When people complain about stuff not working on their phones while on shitty internet connections (which is every single free wifi hotspot ever), the developers tell them to stop using shitty internet connections. When they complain about how slow and unresponsive a stupid, unnecessary app whose entire purpose is to just display text (I’m looking at you, Blogger), the developers tell them to get a better phone. When someone writes an app that doesn’t compress anything and sucks up bandwidth like a pig, for absolutely no reason at all, the developers tell them to get a better data plan.

What the fuck?

Just because you have a desktop with an 8-core processor and 32 gigs of RAM doesn’t mean your customers do. The number of people using the top-of-the-line technology is a tiny fraction of the total number of people who actually use the internet, which at this point is more than 1/3 the population of the entire human race. Only targeting hipster white kids who live in San Francisco and have rich parents may work for a small startup, but when Google’s mail app turns into a piece of sludge that moves about as fast as pitch at room temperature, we have crossed a line. Google is everywhere. Their stuff should work well on the shittiest internet connection you can imagine. You can’t go around expecting all your customers to have perfect internet all the time when it’s just not possible.
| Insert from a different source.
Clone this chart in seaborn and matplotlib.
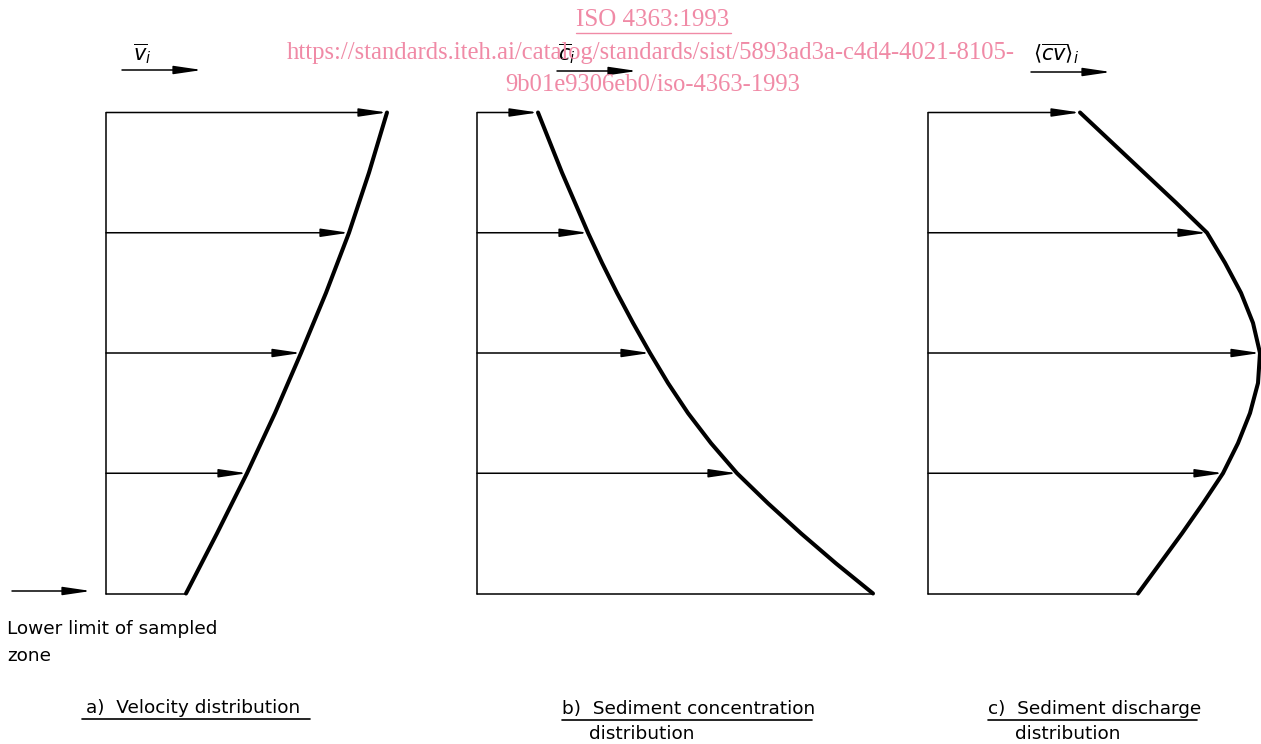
import numpy as np
import pandas as pd
import matplotlib
matplotlib.use("Agg")
import matplotlib.pyplot as plt
import seaborn as sns

# ---------------- data ----------------
# relative height above the lower limit of the sampled zone
heights_a = [0, 0.5, 1, 1.5, 2, 2.5, 3, 3.5, 4]
heights_bc = [0, 0.25, 0.5, 0.75, 1, 1.25, 1.5, 1.75, 2,
              2.25, 2.5, 2.75, 3, 3.25, 3.5, 3.75, 4]
arrow_levels = [1, 2, 3, 4]
# profile values (arbitrary units) at each height, bottom -> top
velocity = [80, 111, 141, 169, 195, 220, 243, 263, 281]
concentration = [396, 359, 324, 291, 260, 234, 211, 191, 173,
                 156, 140, 125, 111, 98, 85, 73, 61]
discharge = [210, 232, 254, 275, 295, 310, 322, 330, 332,
             325, 313, 297, 279, 248, 216, 184, 152]

symbols = [r"$\overline{v}_i$", r"$\overline{c}_i$", r"$\langle\overline{cv}\rangle_i$"]
captions = ["a)  Velocity distribution",
            "b)  Sediment concentration",
            "c)  Sediment discharge"]
caption_second = ["", "distribution", "distribution"]
lower_limit_text = ["Lower limit of sampled", "zone"]
wm_title = "ISO 4363:1993"
wm_lines = ["https://standards.iteh.ai/catalog/standards/sist/5893ad3a-c4d4-4021-8105-",
            "9b01e9306eb0/iso-4363-1993"]

# ---------------- figure ----------------
sns.set_theme(style="white")
plt.rcParams["font.family"] = ["DejaVu Sans"]
plt.rcParams["mathtext.fontset"] = "dejavusans"

W, H = 1261, 744
fig = plt.figure(figsize=(W / 100, H / 100), dpi=100)
fig.patch.set_facecolor("white")

bg = fig.add_axes([0, 0, 1, 1])
bg.set_xlim(0, W)
bg.set_ylim(H, 0)
bg.axis("off")

TOP, BOT = 112.5, 593.5
THIN = 1.1
THICK = 2.9
HEAD = "-|>,head_length=1.7,head_width=0.25"
TXT = 13.3


def arrow(ax, x0, y0, x1, y1, lw=THIN):
    ax.annotate("", xy=(x1, y1), xytext=(x0, y0),
                arrowprops=dict(arrowstyle=HEAD, lw=lw, color="black",
                                shrinkA=0, shrinkB=0, mutation_scale=10),
                annotation_clip=False)


def panel(x0, values, heights, width):
    ax = fig.add_axes([x0 / W, (H - BOT) / H, width / W, (BOT - TOP) / H])
    ax.set_xlim(0, width)
    ax.set_ylim(0, 4)
    ax.axis("off")
    df = pd.DataFrame({"value": values, "height": heights})
    # left reference line and bottom line
    ax.plot([0, 0], [0, 4], color="black", lw=THIN, clip_on=False)
    ax.plot([0, values[0]], [0, 0], color="black", lw=THIN, clip_on=False)
    # arrows
    for lev in arrow_levels:
        v = values[heights.index(lev)]
        arrow(ax, 0, lev, v, lev)
    # profile curve
    sns.lineplot(data=df, x="value", y="height", sort=False, estimator=None,
                 color="black", lw=THICK, ax=ax, clip_on=False)
    ax.lines[-1].set_solid_joinstyle("round")
    ax.set_xlabel("")
    ax.set_ylabel("")
    return ax


panel(106, velocity, heights_a, 300)
panel(477, concentration, heights_bc, 400)
panel(928, discharge, heights_bc, 340)

# symbols with pointer arrows
sym_x = [133, 558, 1033]
arr_x = [122, 557, 1031]
arr_y = [70, 71, 72]
for sx, ax0, ay, s in zip(sym_x, arr_x, arr_y, symbols):
    bg.text(sx, 54, s, fontsize=15, ha="left", va="center", color="black")
    arrow(bg, ax0, ay, ax0 + 80, ay)

# lower limit arrow + text
arrow(bg, 12, 591, 91, 591)
bg.text(7, 634, lower_limit_text[0], fontsize=TXT, ha="left", va="baseline", color="black")
bg.text(7, 661, lower_limit_text[1], fontsize=TXT, ha="left", va="baseline", color="black")

# captions
cap_x = [86, 562, 988]
cap_y = [713, 714, 714]
ul = [(82, 310, 719), (562, 812, 720), (988, 1197, 720)]
for cx, cy, c, c2, (u0, u1, uy) in zip(cap_x, cap_y, captions, caption_second, ul):
    bg.text(cx, cy, c, fontsize=TXT, ha="left", va="baseline", color="black")
    bg.plot([u0, u1], [uy, uy], color="black", lw=1.2)
    if c2:
        bg.text(cx + 27, 739, c2, fontsize=TXT, ha="left", va="baseline", color="black")

# watermark
pink = "#F08AA6"
bg.text(653, 20, wm_title, fontsize=18, ha="center", va="center", color=pink,
        family=["Liberation Serif"])
bg.plot([576, 731], [33, 33], color=pink, lw=1.0)
bg.text(651, 53, wm_lines[0], fontsize=17.7, ha="center", va="center", color=pink,
        family=["Liberation Serif"])
bg.text(653, 85, wm_lines[1], fontsize=17.7, ha="center", va="center", color=pink,
        family=["Liberation Serif"])

fig.savefig("out.png", dpi=100, facecolor="white")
Don’t just target the latest version of Windows and tell the other versions to stuff it, because it’s almost never really necessary when all you’re doing is using 3 or 4 new functions introduced in Windows 7 that could easily be encapsulated in a small check. Don’t write your game in such a way that it will only be playable on a high end gaming machine because you will get a lot of flak. If making this happen is hard, you probably have a shitty game engine that has a bad architecture. Likewise, when my orchestral VSTi sucks up 10% of my CPU while it’s just sitting there and NOT ACTUALLY DOING ANYTHING, something is seriously wrong. I know it’s using the exact same sample format as Kontact (someone reverse-engineered it), except that it does everything 4 times slower. Yet, when people complain, and they complain all the time, the response is always “you need a better computer.”

Most people have shitty computers. Your customers don’t care about all the cool new features you can implement for your mail app now that you have time to work on them because you never bothered to optimize it properly - they just want a mail app that WORKS.